A Tia Maria nunca foi casada, não queria homem para mandar nela. Não sabe escrever mais do que o próprio nome, mas aprendeu a ler pelo livro da catequese… porque queria saber todas as orações do senhor. E porque queria ler os livros de que os irmãos falavam. E leu-os. Maria era a irmã mais velha e nunca foi à escola porque tinha de ajudar a mãe a cuidar dos mais novos. A Maria tratou do campo e da vinha toda a vida. Cuidou da mãe, e depois do pai. Cuidou da casa. A Maria, esta mesma que me agarra a mão com vontade, continua a comer o que planta e colhe, e cuida da sua vinha, qual tesouro precioso. Tem o rosto gasto pelo tempo e pela vida dura de quem carrega mais do que um homem valente devia carregar. Mas é doce e delicada: aprecia e cultiva flores de todas as espécies, feitios e cheiros. E conhece-as pelos nomes. Sabe como e quando regar; sabe a época do ano em que vão espevitar. Recolhe sementes e guarda-as para me dar...

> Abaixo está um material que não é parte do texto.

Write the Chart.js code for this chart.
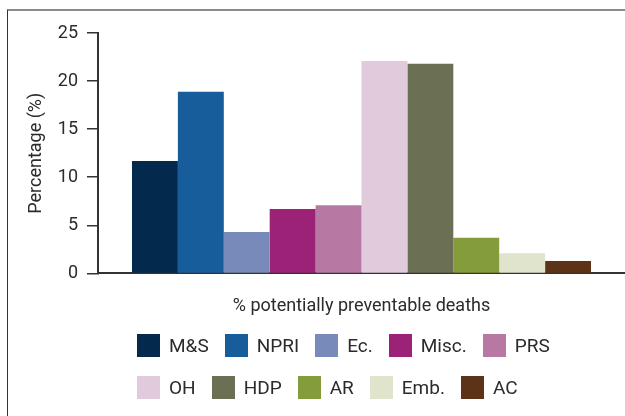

A Tia Maria fez hoje 92 anos mas não se esqueceu de nada. Têm a cabeça mais fresca que a minha e sabe todas as datas que lhe são importantes de cor. A Tia Maria usa calças (porque são de mais aconchego para o vento Sudão) e não acha mal que haja divórcio. A Tia Maria faz-me chorar, só de a ouvir contar as histórias de quando o meu pai era pequenino e lhe roubava o mel das colmeias. A Tia Maria enche-me de orgulho e de emoção quando me fala do meu rio: o Douro, o meu Douro. Aquele que me sabe a casa a cada sexta-feira.
Hoje cantei os parabéns à Tia Maria. Tinhamos um bolo e duas grandes velas vermelhas. A velha Maria bufou as velas pela primeira vez na vida e chorou, comovida, abraçada a nós. Os quatro brindamos com vinho generoso da terra.
A minha Tia Maria encheu-me o coração. E mesmo que a angústia de não a ver mais me faça chorar todo o caminho de volta, ficam os planos para Junho! E eu cresço mais um bocadinho, e aprendo mais um bocadinho do que é a vida, a família, e o ter uma profissão.